In the past 18 months, the number of startups aiming to create co-living platform business models has skyrocketed. Companies like Bungalow, WeLive, Common and others have received a massive influx of capital from venture capitalist and private equity firms and its not without compelling reason.
After the significant takeover of co-working in the commercial space, demographic changes and a surge in urbanization have created a fertile environment for the disruption of the nearly $500 billion residential rental market.
Factors such as supply/demand mismatch, consumer behavior, and work patterns are creating the perfect cocktail for new alt-living models to emerge.
Supply-demand mismatch drives co-living
The continued aging of existing housing supply and a dearth of newly constructed homes is creating a significant supply/demand mismatch.
The inventory of homes in the residential market has continued to grizzle, with the median age of owner-occupied housing in the U.S. steadily rising to 37 years old in 2015 compared to 31 years in 2005, due to low levels of new residential construction activity in the last decade, according to a report by the National Association of Home Builders.
This imbalance is causing a steep incline in rental prices in densely packed urban areas and less populated cities.

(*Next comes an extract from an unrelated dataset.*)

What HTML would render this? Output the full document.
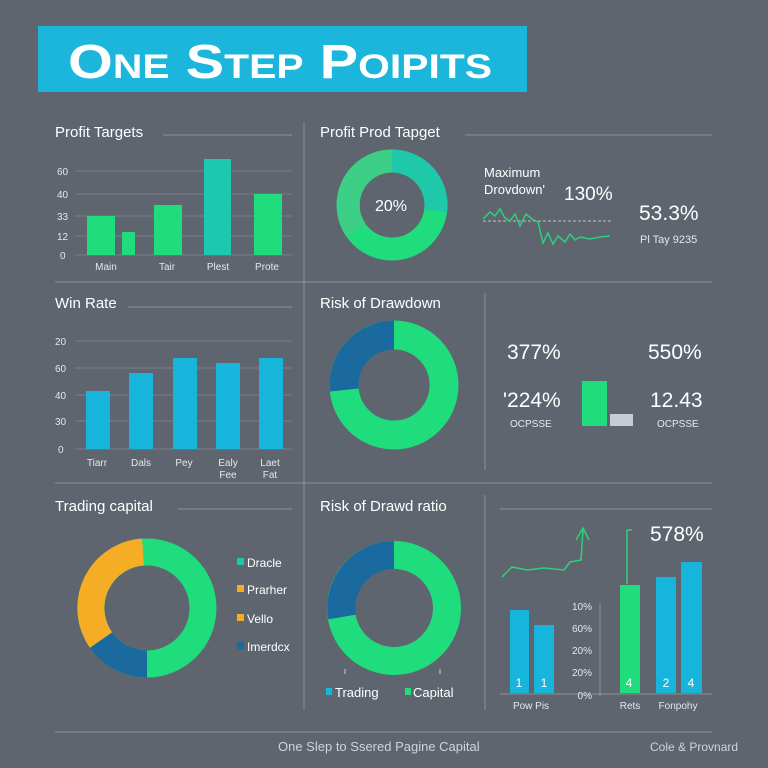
<!DOCTYPE html>
<html><head><meta charset="utf-8"><style>
html,body{margin:0;padding:0;background:#5e656f;}
svg{display:block;font-family:"Liberation Sans",sans-serif;}
</style></head><body>
<svg width="768" height="768" viewBox="0 0 768 768" xmlns="http://www.w3.org/2000/svg">
<rect width="768" height="768" fill="#5e656f"/>
<!-- banner -->
<rect x="38" y="26" width="489" height="66" fill="#1cb6dc"/>
<text x="68" y="78" fill="#fff" font-size="48" font-weight="bold" style="font-variant:small-caps" textLength="424" lengthAdjust="spacingAndGlyphs">One Step Poipits</text>

<g stroke="#8a919a" stroke-width="1" fill="none">
<line x1="163" y1="135" x2="292" y2="135"/>
<line x1="465" y1="135" x2="712" y2="135"/>
<line x1="55" y1="282" x2="712" y2="282"/>
<line x1="304" y1="122" x2="304" y2="710"/>
<line x1="128" y1="307" x2="292" y2="307"/>
<line x1="485" y1="293" x2="485" y2="470"/>
<line x1="55" y1="483" x2="712" y2="483"/>
<line x1="178" y1="509" x2="292" y2="509"/>
<line x1="500" y1="509" x2="712" y2="509"/>
<line x1="485" y1="495" x2="485" y2="710"/>
<line x1="55" y1="732" x2="712" y2="732"/>
</g>

<!-- Profit Targets -->
<text x="55" y="137" fill="#fff" font-size="15">Profit Targets</text>
<g stroke="#78808a" stroke-width="1">
<line x1="75" y1="171" x2="292" y2="171"/><line x1="75" y1="194" x2="292" y2="194"/>
<line x1="75" y1="216" x2="292" y2="216"/><line x1="75" y1="236" x2="292" y2="236"/>
<line x1="75" y1="255" x2="292" y2="255"/>
</g>
<g fill="#e4e8ec" font-size="10">
<text x="57" y="175">60</text><text x="57" y="198">40</text><text x="57" y="220">33</text><text x="57" y="240">12</text><text x="60" y="259">0</text>
</g>
<rect x="87" y="216" width="28" height="39" fill="#1fdc7c"/>
<rect x="122" y="232" width="13" height="23" fill="#1fdc7c"/>
<rect x="154" y="205" width="28" height="50" fill="#1fdc7c"/>
<rect x="204" y="159" width="27" height="96" fill="#1cc9b0"/>
<rect x="254" y="194" width="28" height="61" fill="#1fdc7c"/>
<g fill="#e4e8ec" font-size="10" text-anchor="middle">
<text x="106" y="270">Main</text><text x="167" y="270">Tair</text><text x="218" y="270">Plest</text><text x="267" y="270">Prote</text>
</g>

<!-- Profit Prod Tapget -->
<text x="320" y="137" fill="#fff" font-size="15">Profit Prod Tapget</text>
<circle cx="392" cy="205" r="44" fill="none" stroke="#1fdc7c" stroke-width="23"/>
<path d="M392 161 A44 44 0 0 1 435.6 211" fill="none" stroke="#1dc9a8" stroke-width="23"/>
<path d="M356 230 A44 44 0 0 1 392 161" fill="none" stroke="#3dcf85" stroke-width="23"/>
<text x="391" y="211" fill="#fff" font-size="16" text-anchor="middle">20%</text>
<text x="484" y="177" fill="#fff" font-size="13">Maximum</text>
<text x="484" y="194" fill="#fff" font-size="13">Drovdown'</text>
<text x="564" y="200" fill="#fff" font-size="19">130%</text>
<line x1="483" y1="221" x2="613" y2="221" stroke="#c0c4c8" stroke-dasharray="3,2"/>
<polyline points="483,219 490,212 495,216 500,209 505,218 510,221 515,214 520,226 526,214 532,219 538,222 543,243 548,233 553,244 558,236 565,242 570,234 575,240 580,237 590,239 600,237 610,236" fill="none" stroke="#2fd07a" stroke-width="1.5"/>
<text x="639" y="220" fill="#fff" font-size="21">53.3%</text>
<text x="640" y="243" fill="#e4e8ec" font-size="11">Pl Tay 9235</text>

<!-- Win Rate -->
<text x="55" y="308" fill="#fff" font-size="15">Win Rate</text>
<g stroke="#78808a">
<line x1="75" y1="341" x2="292" y2="341"/><line x1="75" y1="368" x2="292" y2="368"/>
<line x1="75" y1="395" x2="292" y2="395"/><line x1="75" y1="421" x2="292" y2="421"/>
<line x1="75" y1="449" x2="292" y2="449"/>
</g>
<g fill="#e4e8ec" font-size="10">
<text x="55" y="345">20</text><text x="55" y="372">60</text><text x="55" y="399">40</text><text x="55" y="425">30</text><text x="58" y="453">0</text>
</g>
<g fill="#17b4dc">
<rect x="86" y="391" width="24" height="58"/><rect x="129" y="373" width="24" height="76"/>
<rect x="173" y="358" width="24" height="91"/><rect x="216" y="363" width="24" height="86"/>
<rect x="259" y="358" width="24" height="91"/>
</g>
<g fill="#e4e8ec" font-size="10" text-anchor="middle">
<text x="97" y="466">Tiarr</text><text x="141" y="466">Dals</text><text x="184" y="466">Pey</text>
<text x="228" y="466">Ealy</text><text x="228" y="478">Fee</text><text x="270" y="466">Laet</text><text x="270" y="478">Fat</text>
</g>

<!-- Risk of Drawdown -->
<text x="320" y="308" fill="#fff" font-size="15">Risk of Drawdown</text>
<circle cx="394" cy="385" r="50" fill="none" stroke="#1fdc7c" stroke-width="29"/>
<path d="M344.3 390 A50 50 0 0 1 394 335" fill="none" stroke="#1a6aa0" stroke-width="29"/>
<text x="507" y="359" fill="#fff" font-size="21">377%</text>
<text x="648" y="359" fill="#fff" font-size="21">550%</text>
<text x="503" y="407" fill="#fff" font-size="21">'224%</text>
<text x="650" y="407" fill="#fff" font-size="21">12.43</text>
<text x="510" y="427" fill="#e4e8ec" font-size="10">OCPSSE</text>
<text x="657" y="427" fill="#e4e8ec" font-size="10">OCPSSE</text>
<rect x="582" y="381" width="25" height="45" fill="#1fdc7c"/>
<rect x="610" y="414" width="23" height="12" fill="#c8ccd2"/>

<!-- Trading capital -->
<text x="55" y="511" fill="#fff" font-size="15">Trading capital</text>
<circle cx="147" cy="608" r="56" fill="none" stroke="#1fdc7c" stroke-width="27"/>
<path d="M147 664 A56 56 0 0 1 101 640" fill="none" stroke="#1a6aa0" stroke-width="27"/>
<path d="M101 640 A56 56 0 0 1 143 552" fill="none" stroke="#f5ad25" stroke-width="27"/>
<g font-size="12" fill="#fff">
<rect x="237" y="558" width="7" height="7" fill="#1dc9a8"/><text x="247" y="567">Dracle</text>
<rect x="237" y="585" width="7" height="7" fill="#f5ad25"/><text x="247" y="594">Prarher</text>
<rect x="237" y="614" width="7" height="7" fill="#f5ad25"/><text x="247" y="623">Vello</text>
<rect x="237" y="642" width="7" height="7" fill="#1a6aa0"/><text x="247" y="651">Imerdcx</text>
</g>

<!-- Risk of Drawd ratio -->
<text x="320" y="511" fill="#fff" font-size="15">Risk of Drawd ratio</text>
<circle cx="394" cy="608" r="53" fill="none" stroke="#1fdc7c" stroke-width="28"/>
<path d="M342 617 A53 53 0 0 1 394 555" fill="none" stroke="#1a6aa0" stroke-width="28"/>
<line x1="345" y1="669" x2="345" y2="674" stroke="#ccc"/><line x1="440" y1="669" x2="440" y2="674" stroke="#ccc"/>
<rect x="326" y="688" width="6" height="7" fill="#17b4dc"/><text x="335" y="697" fill="#fff" font-size="13">Trading</text>
<rect x="405" y="688" width="6" height="7" fill="#1fdc7c"/><text x="413" y="697" fill="#fff" font-size="13">Capital</text>

<!-- right chart -->
<polyline points="502,577 512,567 527,570 544,568 564,570 570,562 581,560 583,530" fill="none" stroke="#2fd07a" stroke-width="1.5"/>
<polyline points="576,540 583,528 589,540" fill="none" stroke="#2fd07a" stroke-width="1.5"/>
<polyline points="627,584 627,530 632,530" fill="none" stroke="#2fd07a" stroke-width="1.5"/>
<text x="650" y="541" fill="#fff" font-size="21">578%</text>
<line x1="600" y1="603" x2="600" y2="697" stroke="#8a919a"/>
<line x1="500" y1="694" x2="712" y2="694" stroke="#8a919a"/>
<g fill="#e4e8ec" font-size="10" text-anchor="end">
<text x="592" y="610">10%</text><text x="592" y="632">60%</text><text x="592" y="654">20%</text><text x="592" y="676">20%</text><text x="592" y="699">0%</text>
</g>
<rect x="510" y="610" width="19" height="83" fill="#17b4dc"/>
<rect x="534" y="625" width="20" height="68" fill="#17b4dc"/>
<rect x="620" y="585" width="20" height="108" fill="#1fdc7c"/>
<rect x="656" y="577" width="20" height="116" fill="#17b4dc"/>
<rect x="681" y="562" width="21" height="131" fill="#17b4dc"/>
<g fill="#fff" font-size="12" text-anchor="middle">
<text x="519" y="687">1</text><text x="544" y="687">1</text><text x="629" y="687">4</text><text x="666" y="687">2</text><text x="691" y="687">4</text>
</g>
<g fill="#e4e8ec" font-size="10" text-anchor="middle">
<text x="531" y="709">Pow Pis</text><text x="630" y="709">Rets</text><text x="678" y="709">Fonpohy</text>
</g>

<text x="278" y="751" fill="#d0d4d8" font-size="13">One Slep to Ssered Pagine Capital</text>
<text x="650" y="751" fill="#d0d4d8" font-size="12">Cole &amp; Provnard</text>
</svg>
</body></html>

Rents have increased beyond urban areas such as Manhattan, San Francisco and Chicago to 18-hour cities in locations like Arizona, Nevada, Florida and Ohio and others.

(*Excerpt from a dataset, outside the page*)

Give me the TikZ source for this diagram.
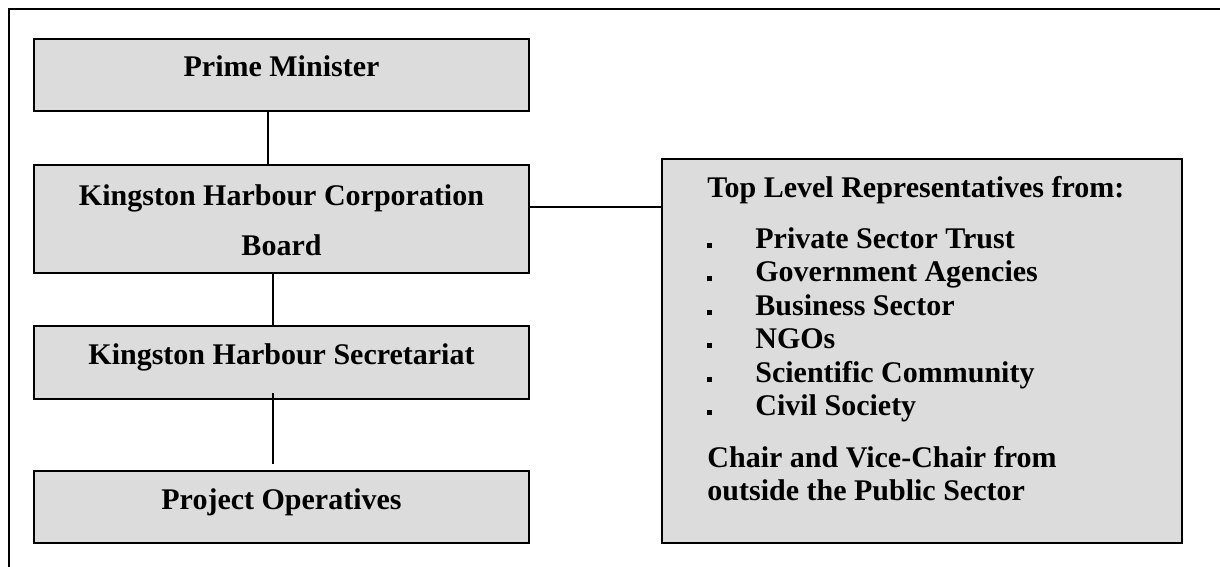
\documentclass[tikz,border=0pt]{standalone}
\usepackage{fontspec}
\setmainfont{Liberation Serif}
\usetikzlibrary{calc}
\definecolor{boxfill}{RGB}{220,220,220}
\newcommand{\sqbullet}{\makebox[24pt][l]{\rule{2.5pt}{2.5pt}}}
\begin{document}
\begin{tikzpicture}[x=0.5pt,y=-0.5pt,
  font=\fontsize{15}{16.5}\selectfont\bfseries,
  unitbox/.style={draw=black, line width=1pt, fill=boxfill, minimum width=247.5pt,
    inner sep=0pt, text height=6pt, text depth=4pt},
  link/.style={draw=black, line width=0.7pt},
  frameline/.style={line width=1pt},
  txt/.style={inner sep=0pt}]
\useasboundingbox (0,0) rectangle (1220,567);
% outer frame (top and left edges)
\draw[frameline] (9,567) -- (9,9) -- (1220,9);

% chain of command
\node[unitbox, minimum height=36pt]   (pm)  at (281.5,75)    {Prime Minister};
\node[unitbox, minimum height=54pt]   (khc) at (281.5,219)   {};
\node[txt, anchor=base] (khc1) at (281.5,205) {Kingston Harbour Corporation};
\node[txt, anchor=base] (khc2) at (281.5,255) {Board};
\node[unitbox, minimum height=36.5pt] (sec) at (281.5,362.5) {Kingston Harbour Secretariat};
\node[unitbox, minimum height=36pt]   (po)  at (281.5,507)   {Project Operatives};

% representatives box
\node[draw=black, line width=1pt, fill=boxfill, minimum width=260pt, minimum height=192pt,
      inner sep=0pt] (reps) at (922,351) {};
\node[txt, anchor=base west] (reps0) at (707,197) {Top Level Representatives from:};
\foreach \lbl/\yy [count=\i] in {Private Sector Trust/248, Government Agencies/281,
    Business Sector/315, NGOs/348, Scientific Community/382, Civil Society/415}
  \node[txt, anchor=base west] (reps\i) at (707,\yy) {\sqbullet\lbl};
\node[txt, anchor=base west] (chair1) at (707,467) {Chair and Vice-Chair from};
\node[txt, anchor=base west] (chair2) at (707,500) {outside the Public Sector};

% connectors
\draw[link] ($(pm.south)+(-13.5,0)$) -- ($(khc.north)+(-13.5,0)$);
\draw[link] ($(khc.south)+(-8.5,0)$) -- ($(sec.north)+(-8.5,0)$);
\draw[link] ($(sec.south)+(-8.5,-7)$) -- ($(po.north)+(-8.5,-6)$);
\draw[link] ($(khc.east)+(0,-12)$) coordinate (hl) -- (hl -| reps.west);
\end{tikzpicture}
\end{document}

Higher rents are driving the cost of living burden to increase significantly across U.S. households. Of the more than 43 million U.S. households renting homes, nearly one-third spend at least 30% of their pre-tax income on rent, especially millennials and Gen Zs who indicated that rent was their single biggest expense.

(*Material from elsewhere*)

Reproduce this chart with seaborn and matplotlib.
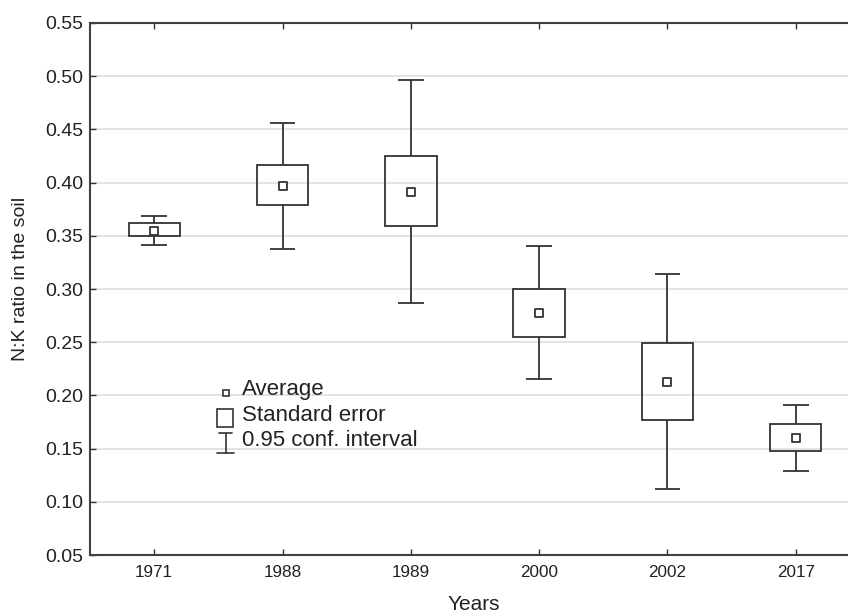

As the large supply of aging single-family homes continues to persist, alt-living providers like Bungalow, which recently became the largest provider of co-living space in the U.S., is leveraging the price differentials for one- and two-bedroom spaces found in single-family homes to create substantial value and better monetize the residential asset.
Marriage-age demographics favor co-living
Demographic changes such as a change in median marriage age, which has a significant impact on motivations towards home ownership, have also increased.
The average age of first marriage for women and men in 2017 was 27 and 29 compared with 21 and 23 respectively in 1970, according to the most recent estimates from the U.S. Census Bureau.
Further, the amount of time people rent before buying their first home has also widened to six years more than doubling the 2.6 years it took for people to buy a home in 1975.
Workplace changes and job-shifting fuels co-living
Job-shifting has increased by 22%, with 64% of workers indicating that they favor job-hopping based on data released by staffing firm Robert Half last year.
The survey found that millennial workers felt the most favorably about changing jobs frequently, with 75% of employees under 34 stating that job-hopping could benefit their careers. The uptick in job-shifting is increasing demand for short-term, flexible lease terms among the millennial population.
Together these factors are providing the opportunity to PropTech startups to create new business models and value propositions that could dramatically impact the way in which we live and work.